## Required task:
Retype every line from the start of the data down to and including the line with "const mark0009Bottom = [null, -0.117, -0.17, -0.245]". Skip the pictures.

::::

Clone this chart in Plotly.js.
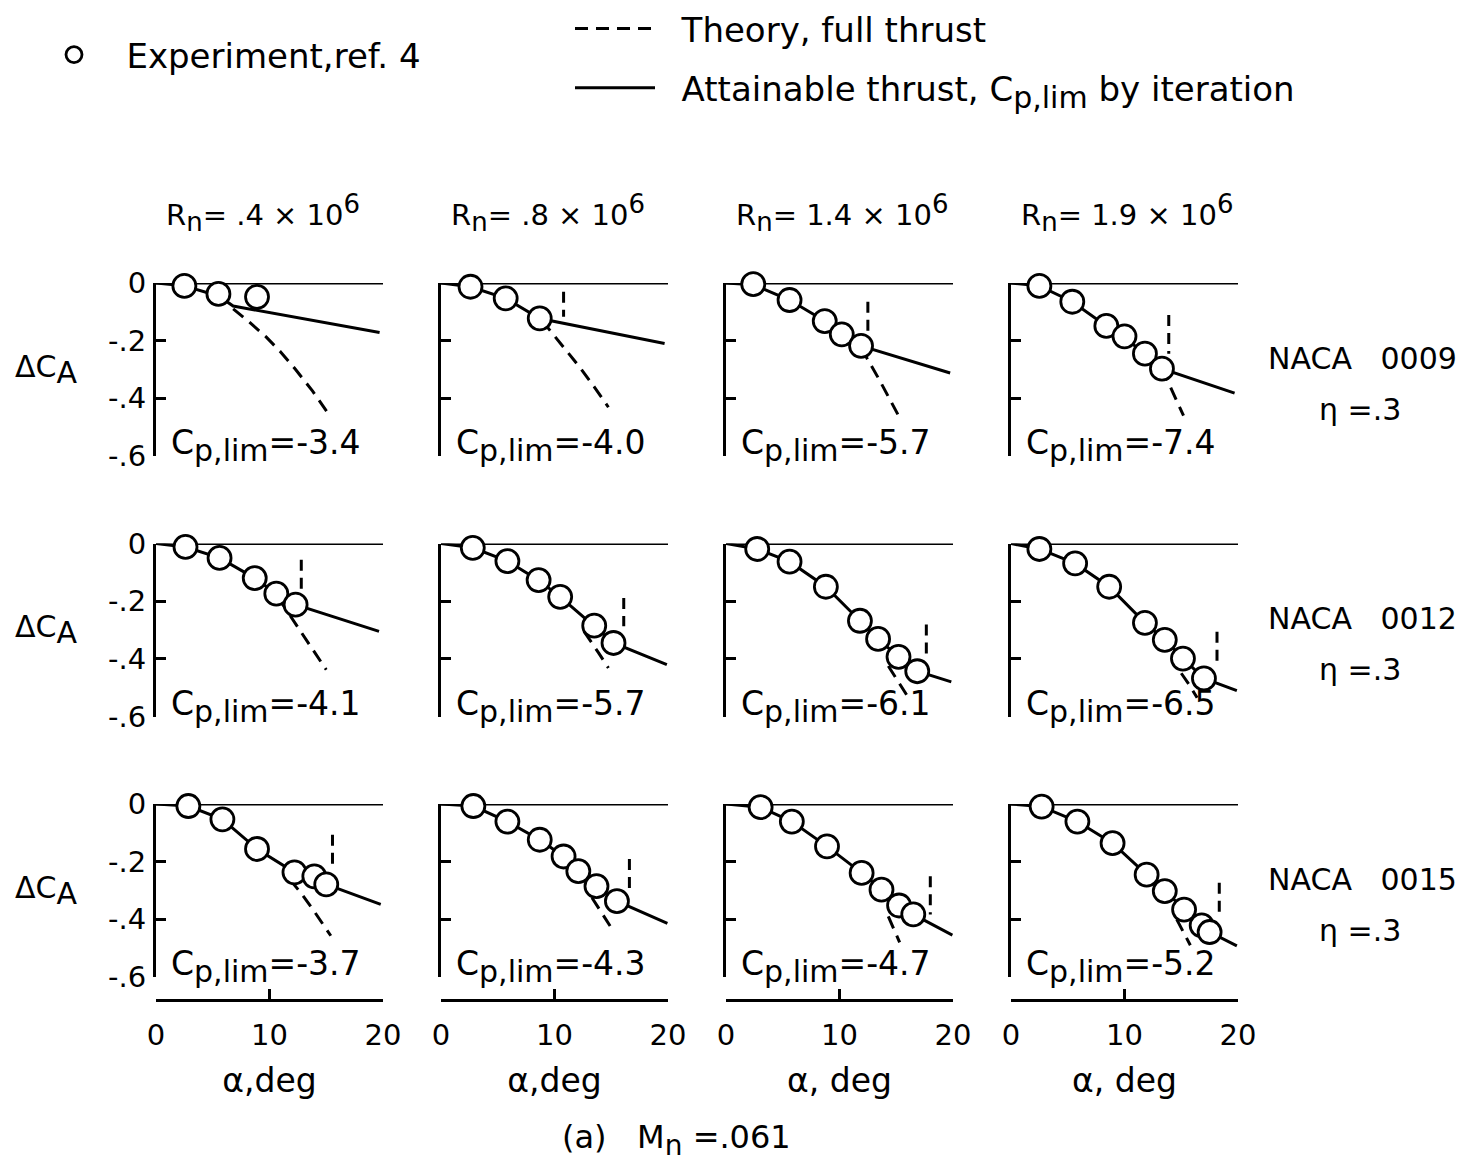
<!DOCTYPE html>
<html>
<head>
<meta charset="utf-8">
<script src="https://cdn.plot.ly/plotly-3.0.1.min.js"></script>
<style>
  body { margin: 0; background: white; }
  #chart { width: 1469px; height: 1170px; }
</style>
</head>
<body>
<div id="chart"></div>
<script>
// column / row labels
const reynolds = ['.4', '.8', '1.4', '1.9']
const airfoils = ['0009', '0012', '0015']
const alphaLabels = ['α,deg', 'α,deg', 'α, deg', 'α, deg']
const cpLim = [
    ['-3.4', '-4.0', '-5.7', '-7.4'],
    ['-4.1', '-5.7', '-6.1', '-6.5'],
    ['-3.7', '-4.3', '-4.7', '-5.2'],
]

// NACA 0009
const exp0009Alpha = [[2.5, 5.5, 8.9], [2.6, 5.7, 8.7], [2.4, 5.6, 8.7, 10.2, 11.9], [2.5, 5.4, 8.4, 10.0, 11.8, 13.3]]
const exp0009Dca = [[-0.01, -0.038, -0.048], [-0.013, -0.053, -0.123], [-0.004, -0.059, -0.132, -0.178, -0.218], [-0.01, -0.065, -0.149, -0.185, -0.245, -0.297]]
const att0009Alpha = [[0, 2.5, 5.5, 6.8, 19.7], [0, 2.6, 5.7, 8.7, 19.7], [0, 2.4, 5.6, 8.7, 10.2, 11.9, 19.75], [0, 2.5, 5.4, 8.4, 10.0, 11.8, 13.3, 19.7]]
const att0009Dca = [[0, -0.01, -0.045, -0.08, -0.172], [0, -0.013, -0.053, -0.123, -0.21], [0, -0.006, -0.059, -0.132, -0.178, -0.218, -0.312], [0, -0.01, -0.065, -0.149, -0.19, -0.245, -0.297, -0.382]]
const th0009Alpha = [[6.8, 8.2, 9.7, 11.0, 12.3, 13.8, 15.2], [8.9, 11.0, 12.3, 13.5, 14.75], [11.9, 13.5, 15.2], [13.3, 14.2, 15.2]]
const th0009Dca = [[-0.09, -0.135, -0.187, -0.24, -0.3, -0.375, -0.454], [-0.13, -0.232, -0.296, -0.36, -0.431], [-0.225, -0.335, -0.46], [-0.297, -0.375, -0.46]]
const mark0009Alpha = [null, 10.8, 12.5, 13.9]
const mark0009Top = [null, -0.03, -0.065, -0.111]
const mark0009Bottom = [null, -0.117, -0.17, -0.245]

// NACA 0012
const exp0012Alpha = [[2.6, 5.6, 8.7, 10.6, 12.3], [2.8, 5.85, 8.6, 10.5, 13.5, 15.2], [2.75, 5.6, 8.8, 11.8, 13.4, 15.2, 16.85], [2.5, 5.65, 8.65, 11.8, 13.55, 15.15, 17.0]]
const exp0012Dca = [[-0.012, -0.05, -0.12, -0.174, -0.212], [-0.015, -0.061, -0.127, -0.185, -0.285, -0.345], [-0.019, -0.063, -0.15, -0.268, -0.331, -0.393, -0.443], [-0.019, -0.069, -0.15, -0.275, -0.334, -0.399, -0.468]]
const att0012Alpha = [[0, 2.6, 5.6, 8.7, 10.6, 12.3, 19.65], [0, 2.8, 5.85, 8.6, 10.5, 13.5, 15.2, 19.9], [0, 2.75, 5.6, 8.8, 11.8, 13.4, 15.2, 16.85, 19.85], [0, 2.5, 5.65, 8.65, 11.8, 13.55, 15.15, 17.0, 19.9]]
const att0012Dca = [[0, -0.012, -0.05, -0.12, -0.174, -0.212, -0.305], [0, -0.015, -0.061, -0.127, -0.185, -0.285, -0.345, -0.42], [0, -0.019, -0.063, -0.15, -0.268, -0.331, -0.393, -0.443, -0.48], [0, -0.019, -0.069, -0.15, -0.275, -0.334, -0.399, -0.468, -0.51]]
const th0012Alpha = [[10.8, 12.0, 13.5, 15.0], [12.6, 13.1, 13.9, 14.75], [14.3, 15.0, 15.5, 16.0], [15.0, 15.7, 16.4]]
const th0012Dca = [[-0.19, -0.262, -0.35, -0.438], [-0.305, -0.333, -0.38, -0.432], [-0.425, -0.468, -0.5, -0.53], [-0.45, -0.49, -0.535]]
const mark0012Alpha = [12.8, 16.1, 17.65, 18.15]
const mark0012Top = [-0.056, -0.189, -0.281, -0.306]
const mark0012Bottom = [-0.165, -0.287, -0.393, -0.424]

// NACA 0015
const exp0015Alpha = [[2.85, 5.85, 8.9, 12.2, 13.95, 15.0], [2.85, 5.85, 8.7, 10.8, 12.1, 13.7, 15.5], [3.05, 5.8, 8.9, 11.95, 13.7, 15.25, 16.5], [2.7, 5.85, 8.95, 11.95, 13.55, 15.25, 16.8, 17.5]]
const exp0015Dca = [[-0.007, -0.053, -0.156, -0.237, -0.251, -0.279], [-0.007, -0.061, -0.124, -0.182, -0.233, -0.285, -0.337], [-0.011, -0.061, -0.147, -0.239, -0.297, -0.352, -0.383], [-0.009, -0.061, -0.136, -0.245, -0.302, -0.366, -0.421, -0.444]]
const att0015Alpha = [[0, 2.85, 5.85, 8.9, 12.2, 15.0, 19.8], [0, 2.85, 5.85, 8.7, 10.8, 12.1, 13.7, 15.5, 19.95], [0, 3.05, 5.8, 8.9, 11.95, 13.7, 15.25, 16.5, 19.95], [0, 2.7, 5.85, 8.95, 11.95, 13.55, 15.25, 16.8, 17.5, 19.9]]
const att0015Dca = [[0, -0.007, -0.053, -0.156, -0.237, -0.279, -0.348], [0, -0.007, -0.061, -0.124, -0.182, -0.233, -0.285, -0.337, -0.414], [0, -0.011, -0.061, -0.147, -0.239, -0.297, -0.352, -0.383, -0.455], [0, -0.009, -0.061, -0.136, -0.245, -0.302, -0.366, -0.421, -0.444, -0.492]]
const th0015Alpha = [[11.8, 12.8, 13.9, 15.4], [13.3, 14.1, 14.9], [14.3, 14.8, 15.3], [14.6, 15.2, 15.8]]
const th0015Dca = [[-0.262, -0.31, -0.37, -0.457], [-0.325, -0.375, -0.423], [-0.39, -0.435, -0.48], [-0.4, -0.445, -0.49]]
const mark0015Alpha = [15.55, 16.6, 18.0, 18.35]
const mark0015Top = [-0.107, -0.191, -0.251, -0.273]
const mark0015Bottom = [-0.228, -0.302, -0.383, -0.394]

const rows = [
    { exp: [exp0009Alpha, exp0009Dca], att: [att0009Alpha, att0009Dca], th: [th0009Alpha, th0009Dca], mark: [mark0009Alpha, mark0009Top, mark0009Bottom] },
    { exp: [exp0012Alpha, exp0012Dca], att: [att0012Alpha, att0012Dca], th: [th0012Alpha, th0012Dca], mark: [mark0012Alpha, mark0012Top, mark0012Bottom] },
    { exp: [exp0015Alpha, exp0015Dca], att: [att0015Alpha, att0015Dca], th: [th0015Alpha, th0015Dca], mark: [mark0015Alpha, mark0015Top, mark0015Bottom] },
]

// page geometry in px
const W = 1469
const H = 1170
const colLeft = [156, 441, 726, 1011]
const colWidth = 227
const rowTop = [283, 543.5, 804]
const rowHeight = 173
const bottomAxisY = 1000

const fontFamily = 'DejaVu Sans, Liberation Sans, sans-serif'
const fs = 28
const ink = 'black'
const nb = '\u00a0'

// subscript that stays nearly full size, as in the drawing
function sub(t, size) {
    return `<sub><span style="font-size:${size}px">${t}</span></sub>`
}

const traces = []
const shapes = []
const annotations = []
const layout = {
    width: W,
    height: H,
    margin: { l: 0, r: 0, t: 0, b: 0 },
    paper_bgcolor: 'white',
    plot_bgcolor: 'rgba(0,0,0,0)',
    font: { family: fontFamily, size: fs, color: ink },
    showlegend: true,
    legend: {
        x: 54 / W, y: 1 - 26 / H, xanchor: 'left', yanchor: 'top',
        bgcolor: 'rgba(0,0,0,0)', font: { size: 34 },
    },
    legend2: {
        x: 570 / W, y: 1, xanchor: 'left', yanchor: 'top',
        bgcolor: 'rgba(0,0,0,0)', font: { size: 34 },
        itemwidth: 80, tracegroupgap: 12, traceorder: 'grouped',
    },
}

for (let r = 0; r < 3; r++) {
    const row = rows[r]
    for (let c = 0; c < 4; c++) {
        const k = r * 4 + c + 1
        const xid = k === 1 ? 'x' : 'x' + k
        const yid = k === 1 ? 'y' : 'y' + k
        const xkey = k === 1 ? 'xaxis' : 'xaxis' + k
        const ykey = k === 1 ? 'yaxis' : 'yaxis' + k
        const bottom = r === 2

        layout[xkey] = {
            domain: [colLeft[c] / W, (colLeft[c] + colWidth) / W],
            range: [0, 20],
            anchor: bottom ? 'free' : yid,
            position: bottom ? 1 - bottomAxisY / H : undefined,
            showline: bottom,
            linewidth: 3,
            linecolor: ink,
            ticks: bottom ? 'inside' : '',
            ticklen: 10,
            tickwidth: 3,
            tickcolor: ink,
            tickvals: [0, 10, 20],
            ticktext: ['0', '10', '20'],
            showticklabels: bottom,
            ticklabelstandoff: 8,
            tickfont: { size: 29 },
            showgrid: false,
            zeroline: false,
            fixedrange: true,
            title: bottom ? { text: alphaLabels[c], font: { size: 33 }, standoff: 18 } : { text: '' },
        }
        layout[ykey] = {
            domain: [1 - (rowTop[r] + rowHeight) / H, 1 - rowTop[r] / H],
            range: [-0.6, 0],
            anchor: xid,
            showline: true,
            linewidth: 3,
            linecolor: ink,
            ticks: 'inside',
            ticklen: 10,
            tickwidth: 3,
            tickcolor: ink,
            tickvals: [0, -0.2, -0.4, -0.6],
            ticktext: ['0', '-.2', '-.4', '-.6'],
            showticklabels: c === 0,
            ticklabelstandoff: 1,
            tickfont: { size: 29 },
            showgrid: false,
            zeroline: false,
            fixedrange: true,
        }

        // zero line across the top of each panel
        shapes.push({
            type: 'line', xref: xid + ' domain', yref: yid,
            x0: 0, x1: 1, y0: 0, y1: 0,
            line: { color: ink, width: 3 }, layer: 'below',
        })

        const first = k === 1
        traces.push({
            x: row.th[0][c], y: row.th[1][c], xaxis: xid, yaxis: yid,
            mode: 'lines', line: { color: ink, width: 3, dash: '13px,8px' },
            name: nb + nb + 'Theory, full thrust', showlegend: first, legend: 'legend2', legendgroup: 'th',
            hoverinfo: 'skip',
        })
        traces.push({
            x: row.att[0][c], y: row.att[1][c], xaxis: xid, yaxis: yid,
            mode: 'lines', line: { color: ink, width: 3 },
            name: nb + nb + 'Attainable thrust, C' + sub('p,lim', 30) + ' by iteration',
            showlegend: first, legend: 'legend2', legendgroup: 'att',
            hoverinfo: 'skip',
        })
        const ma = row.mark[0][c]
        if (ma !== null) {
            traces.push({
                x: [ma, ma], y: [row.mark[1][c], row.mark[2][c]], xaxis: xid, yaxis: yid,
                mode: 'lines', line: { color: ink, width: 3, dash: '11px,7px' },
                showlegend: false, hoverinfo: 'skip',
            })
        }
        traces.push({
            x: row.exp[0][c], y: row.exp[1][c], xaxis: xid, yaxis: yid,
            mode: 'markers', cliponaxis: false,
            marker: { symbol: 'circle', size: 23, color: 'white', line: { color: ink, width: 2.8 } },
            name: nb + nb + nb + 'Experiment,ref. 4', showlegend: first, legend: 'legend',
            hoverinfo: 'skip',
        })

        annotations.push({
            text: 'C' + sub('p,lim', 30) + '=' + cpLim[r][c],
            xref: xid + ' domain', yref: yid + ' domain', x: 0, y: 0,
            xanchor: 'left', yanchor: 'bottom', xshift: 13, yshift: -14,
            showarrow: false, font: { size: 33 },
        })
    }

    annotations.push({
        text: 'ΔC' + sub('A', 30), xref: 'paper', yref: 'paper',
        x: 13 / W, y: 1 - (rowTop[r] + 86) / H, xanchor: 'left', yanchor: 'middle',
        showarrow: false, font: { size: 30 },
    })
    annotations.push({
        text: 'NACA' + nb + nb + nb + airfoils[r], xref: 'paper', yref: 'paper',
        x: 1362 / W, y: 1 - (rowTop[r] + 75) / H, xanchor: 'center', yanchor: 'middle',
        showarrow: false, font: { size: 30 },
    })
    annotations.push({
        text: 'η =.3', xref: 'paper', yref: 'paper',
        x: 1360 / W, y: 1 - (rowTop[r] + 126) / H, xanchor: 'center', yanchor: 'middle',
        showarrow: false, font: { size: 30 },
    })
}

for (let c = 0; c < 4; c++) {
    annotations.push({
        text: 'R' + sub('n', 26) + '= ' + reynolds[c] + ' × 10<sup><span style="font-size:26px">6</span></sup>',
        xref: 'paper', yref: 'paper',
        x: (colLeft[c] + 8) / W, y: 1 - 213 / H, xanchor: 'left', yanchor: 'middle',
        showarrow: false, font: { size: 29 },
    })
}

annotations.push({
    text: '(a)' + nb + nb + nb + 'M' + sub('n', 28) + ' =.061', xref: 'paper', yref: 'paper',
    x: 676 / W, y: 1 - 1140 / H, xanchor: 'center', yanchor: 'middle',
    showarrow: false, font: { size: 32 },
})

layout.shapes = shapes
layout.annotations = annotations

Plotly.newPlot('chart', traces, layout, { staticPlot: true, displayModeBar: false })
</script>
</body>
</html>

::::

## Exercise solution:
Clone this chart in Plotly.js.
<!DOCTYPE html>
<html>
<head>
<meta charset="utf-8">
<script src="https://cdn.plot.ly/plotly-3.0.1.min.js"></script>
<style>
  body { margin: 0; background: white; }
  #chart { width: 1469px; height: 1170px; }
</style>
</head>
<body>
<div id="chart"></div>
<script>
// column / row labels
const reynolds = ['.4', '.8', '1.4', '1.9']
const airfoils = ['0009', '0012', '0015']
const alphaLabels = ['α,deg', 'α,deg', 'α, deg', 'α, deg']
const cpLim = [
    ['-3.4', '-4.0', '-5.7', '-7.4'],
    ['-4.1', '-5.7', '-6.1', '-6.5'],
    ['-3.7', '-4.3', '-4.7', '-5.2'],
]

// NACA 0009
const exp0009Alpha = [[2.5, 5.5, 8.9], [2.6, 5.7, 8.7], [2.4, 5.6, 8.7, 10.2, 11.9], [2.5, 5.4, 8.4, 10.0, 11.8, 13.3]]
const exp0009Dca = [[-0.01, -0.038, -0.048], [-0.013, -0.053, -0.123], [-0.004, -0.059, -0.132, -0.178, -0.218], [-0.01, -0.065, -0.149, -0.185, -0.245, -0.297]]
const att0009Alpha = [[0, 2.5, 5.5, 6.8, 19.7], [0, 2.6, 5.7, 8.7, 19.7], [0, 2.4, 5.6, 8.7, 10.2, 11.9, 19.75], [0, 2.5, 5.4, 8.4, 10.0, 11.8, 13.3, 19.7]]
const att0009Dca = [[0, -0.01, -0.045, -0.08, -0.172], [0, -0.013, -0.053, -0.123, -0.21], [0, -0.006, -0.059, -0.132, -0.178, -0.218, -0.312], [0, -0.01, -0.065, -0.149, -0.19, -0.245, -0.297, -0.382]]
const th0009Alpha = [[6.8, 8.2, 9.7, 11.0, 12.3, 13.8, 15.2], [8.9, 11.0, 12.3, 13.5, 14.75], [11.9, 13.5, 15.2], [13.3, 14.2, 15.2]]
const th0009Dca = [[-0.09, -0.135, -0.187, -0.24, -0.3, -0.375, -0.454], [-0.13, -0.232, -0.296, -0.36, -0.431], [-0.225, -0.335, -0.46], [-0.297, -0.375, -0.46]]
const mark0009Alpha = [null, 10.8, 12.5, 13.9]
const mark0009Top = [null, -0.03, -0.065, -0.111]
const mark0009Bottom = [null, -0.117, -0.17, -0.245]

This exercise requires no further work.